Star Trek: Voyager–Avalon Rising
Wildstorm (September, 2000)
WRITERS: Janine Ellen Young and Doselle Young
ARTIST: David Roach
COLORIST: Dan Brown
COVER ARTIST: David Wenzel
LETTERER: Maghmeh Zand
DESIGN: Alex Sinclair
EDITOR: Jeff Mariotte
A knight tells a story of the time he was still a squire. He grew up with dreams of brave knights doing noble deeds…and the truth was nothing like it. When his master turned out to be a coward the squire had to be saved by the Doctor, No, not that one but he will be seen as a wizard, too. He tells the squire, Weylin, about his mission from the great sailing craft Voyager to breach the “Blind Tower”, a repository of great weapons left behind by a well-intended but kind of misguided group of ali…I mean travelers to keep them safe. With his emitter damaged, the Doctor and Weylin make their way to the tower, getting past and eventually befriending the knights guarding it, and shutting the tower’s defenses down so the crew can get the tech off without further damaging their culture. However, the Doctor’s altered tales of their adventures have a positive effect on Weylin, who leads the tower’s former guardians on a quest around the planet to make new allies on the high seas.
What they got right: Seeing some of the shows stories recontextualized in a medieval lens is actually kind of neat, and ultimately may be the reason for this story. It does on occasion show us the actual event, namely the recording that led Voyager here and why the holographic Doctor was the only one who can go, but redoing that in the style of the other tellings might have been kind of weird so I’m not upset that it broke the pattern, interesting as it might have been to see it through the same lens.
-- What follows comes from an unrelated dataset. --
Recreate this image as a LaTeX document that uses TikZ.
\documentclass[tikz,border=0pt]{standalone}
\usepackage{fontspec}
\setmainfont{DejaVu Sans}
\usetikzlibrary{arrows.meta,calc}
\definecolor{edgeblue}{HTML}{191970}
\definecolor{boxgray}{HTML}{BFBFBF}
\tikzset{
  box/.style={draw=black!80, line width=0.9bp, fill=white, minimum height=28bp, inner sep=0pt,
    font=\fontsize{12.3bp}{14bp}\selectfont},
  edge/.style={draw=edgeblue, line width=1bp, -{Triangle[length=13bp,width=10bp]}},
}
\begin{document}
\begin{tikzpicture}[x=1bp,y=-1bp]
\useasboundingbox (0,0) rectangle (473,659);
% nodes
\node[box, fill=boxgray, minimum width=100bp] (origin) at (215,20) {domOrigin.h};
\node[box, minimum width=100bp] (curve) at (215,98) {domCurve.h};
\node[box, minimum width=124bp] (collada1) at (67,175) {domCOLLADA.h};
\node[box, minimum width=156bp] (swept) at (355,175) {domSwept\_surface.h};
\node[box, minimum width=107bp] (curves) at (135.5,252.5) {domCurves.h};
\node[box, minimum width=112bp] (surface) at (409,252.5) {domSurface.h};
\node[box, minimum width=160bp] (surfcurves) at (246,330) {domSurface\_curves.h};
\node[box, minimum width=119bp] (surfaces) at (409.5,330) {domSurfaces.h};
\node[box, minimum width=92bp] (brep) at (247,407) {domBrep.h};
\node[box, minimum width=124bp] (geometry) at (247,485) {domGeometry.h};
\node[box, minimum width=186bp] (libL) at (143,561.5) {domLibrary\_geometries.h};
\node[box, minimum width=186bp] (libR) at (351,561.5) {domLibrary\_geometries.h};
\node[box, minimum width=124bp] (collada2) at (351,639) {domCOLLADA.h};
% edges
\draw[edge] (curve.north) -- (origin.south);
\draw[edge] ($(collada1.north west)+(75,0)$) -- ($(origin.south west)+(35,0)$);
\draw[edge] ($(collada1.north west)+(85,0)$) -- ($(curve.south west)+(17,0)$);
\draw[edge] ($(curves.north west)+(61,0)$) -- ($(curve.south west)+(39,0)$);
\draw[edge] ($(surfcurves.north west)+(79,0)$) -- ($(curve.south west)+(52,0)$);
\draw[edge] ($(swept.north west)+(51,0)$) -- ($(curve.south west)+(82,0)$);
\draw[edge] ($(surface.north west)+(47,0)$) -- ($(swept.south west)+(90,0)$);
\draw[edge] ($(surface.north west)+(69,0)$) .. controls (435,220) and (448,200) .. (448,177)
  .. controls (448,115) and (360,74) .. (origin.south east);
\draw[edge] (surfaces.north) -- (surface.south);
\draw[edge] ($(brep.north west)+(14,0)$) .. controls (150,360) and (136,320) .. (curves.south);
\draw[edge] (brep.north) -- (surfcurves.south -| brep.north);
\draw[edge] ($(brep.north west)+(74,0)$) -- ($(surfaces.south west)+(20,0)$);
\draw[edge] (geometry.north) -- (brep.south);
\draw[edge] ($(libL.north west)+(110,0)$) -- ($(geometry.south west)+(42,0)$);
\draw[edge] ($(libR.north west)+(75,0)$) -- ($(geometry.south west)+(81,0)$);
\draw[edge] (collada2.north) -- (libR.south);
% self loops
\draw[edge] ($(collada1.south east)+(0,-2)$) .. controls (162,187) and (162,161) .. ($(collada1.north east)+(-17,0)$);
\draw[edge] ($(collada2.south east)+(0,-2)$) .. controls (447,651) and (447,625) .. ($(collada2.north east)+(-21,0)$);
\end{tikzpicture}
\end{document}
What they got wrong: Of course this does require the overused Trek conceit of another world developing a culture way too similar to one of Earth’s cultures (every planet shares a culture but ours, apparently). I know they wanted some stakes involved but maybe as an “Elseworlds” style re-imagining (yes, I’m actually bringing up a positive use for the otherwise BS re-imagining trope) or just an adventure on the holodeck that for once DOESN’T involve a stupid malfunction (good luck with that) would have made more sense.
What I think overall: For the last Star Trek comic I have to review as of this writing this was an odd one to end off on. On the other hand it’s also a fun one. I rather liked it.